This is a photo that to our family is and will always be a very special one indeed. It represents a promise and a commitment and a colossal leap of faith to be sure. It expresses love but also vulnerability. It is a picture of August and his birthmother Katelyn, who has pledged to be a consistent and permanent presence in August’s life. And it is with her permission that I can share this here.
Katelyn is a young woman–a brave and selfless young woman, in my humble opinion–who created an adoption plan prior to August’s birth, a decision not made lightly but one that she felt was in his best interest. Despite her young years, she had the foresight to know that she was at a place in her life where she couldn’t be the parent she would want to be; and so she chose us as August’s parents and asked if we would be amenable to some degree of openness.
At the forefront of every decision we make for our children is the question: Is this what is best for our child? And it has always been our contention that surrounding ourselves with people who want to love our children is most assuredly in their best interest. August will grow up hearing from us that his birthmother made this decision out of the deepest of love for him; but he will have the added benefit of also being able to hear it from her. That is a gift unparalleled.

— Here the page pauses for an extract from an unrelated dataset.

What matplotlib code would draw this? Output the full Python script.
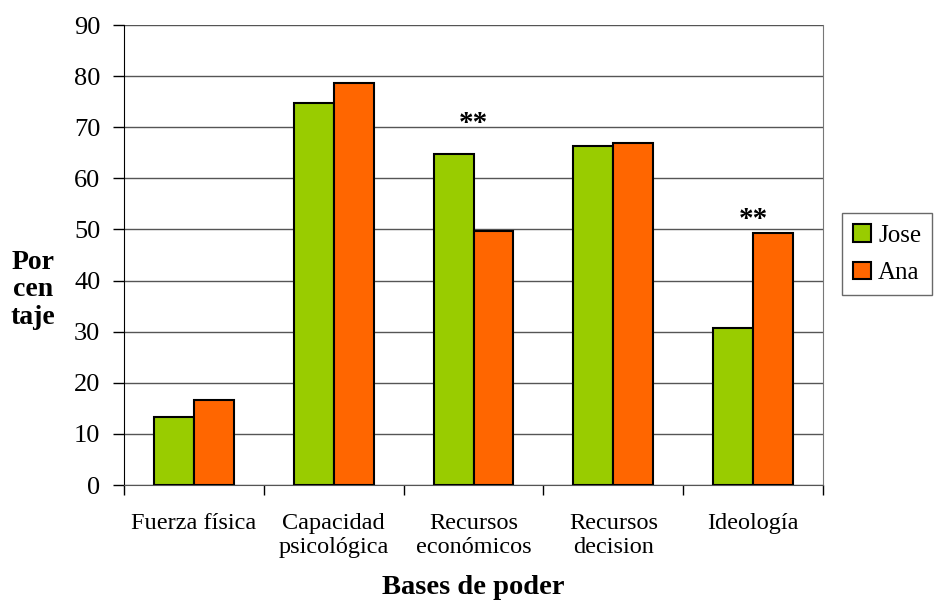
import matplotlib
matplotlib.use("Agg")
import matplotlib.pyplot as plt
import numpy as np

categories = ["Fuerza física", "Capacidad\npsicológica", "Recursos\neconómicos",
              "Recursos\ndecision", "Ideología"]
jose = [13.3, 74.7, 64.7, 66.3, 30.7]
ana = [16.7, 78.7, 49.7, 67.0, 49.3]
y_ticks = [0, 10, 20, 30, 40, 50, 60, 70, 80, 90]
significance = {2: 70.8, 4: 52.0}

plt.rcParams["font.family"] = ["Liberation Serif", "DejaVu Serif"]

fig = plt.figure(figsize=(9.34, 6.02), dpi=100)
ax = fig.add_axes([124 / 934, 1 - 485 / 602, (823 - 124) / 934, (485 - 25) / 602])

x = np.arange(len(categories))
w = 0.286
ax.bar(x - w / 2, jose, w, color="#99CC00", edgecolor="black", linewidth=1.5,
       label="Jose", zorder=3)
ax.bar(x + w / 2, ana, w, color="#FF6600", edgecolor="black", linewidth=1.5,
       label="Ana", zorder=3)

for idx, yv in significance.items():
    ax.text(idx, yv, "**", ha="center", va="center", fontsize=21,
            fontweight="bold", zorder=4)

ax.set_xlim(-0.5, len(categories) - 0.5)
ax.set_ylim(0, 90)
ax.set_yticks(y_ticks)
ax.set_yticklabels([str(t) for t in y_ticks], fontsize=19)
ax.yaxis.grid(True, color="#555555", linewidth=1.0, zorder=0)
ax.tick_params(axis="y", direction="out", length=8, width=1, pad=9)

ax.set_xticks(x)
ax.set_xticklabels(categories, fontsize=17.5, linespacing=1.2)
ax.tick_params(axis="x", length=0, pad=20)
ax.set_xticks(np.arange(-0.5, len(categories)), minor=True)
ax.tick_params(axis="x", which="minor", direction="out", length=7, width=1)

ax.spines["top"].set_visible(False)
ax.spines["left"].set_color("black")
ax.spines["bottom"].set_color("#555555")
ax.spines["right"].set_color("#777777")

ax.set_xlabel("Bases de poder", fontsize=20.5, fontweight="bold", labelpad=12)
fig.text(33 / 934, 1 - 290 / 602, "Por\ncen\ntaje", fontsize=20,
         fontweight="bold", ha="center", va="center", linespacing=1.15)

leg = ax.legend(loc="center left", bbox_to_anchor=(1.027, 0.502), fontsize=18,
                frameon=True, fancybox=False, edgecolor="#444444",
                handlelength=0.7, handleheight=0.7, handletextpad=0.3,
                borderpad=0.45, labelspacing=0.6, borderaxespad=0)
leg.get_frame().set_linewidth(1)

fig.savefig("out.png", dpi=100)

The visits we have with Katelyn are surely to establish and enhance the relationship that she and August will build, but I would argue that they are something more. The more we get to know her, the more it is clear that she, as much as anyone else, is a member of our family.
For many reasons, this opportunity is not present or, it would seem, even possible, for Oscar and Edgar. The situations with their birthparents are strikingly different–from August’s and from each other’s–making the likelihood at this time of a connection virtually nonexistent. But it is my hope, as they watch August and Katelyn together, that they will see the parallels and understand that a birthmother who chooses adoption does so not because she doesn’t love but because she love so much that she sacrifices in ways only few can imagine. And I hope that all my children–as they watch this life unfold–are able to bask in the love–however it is articulated–that surrounds them.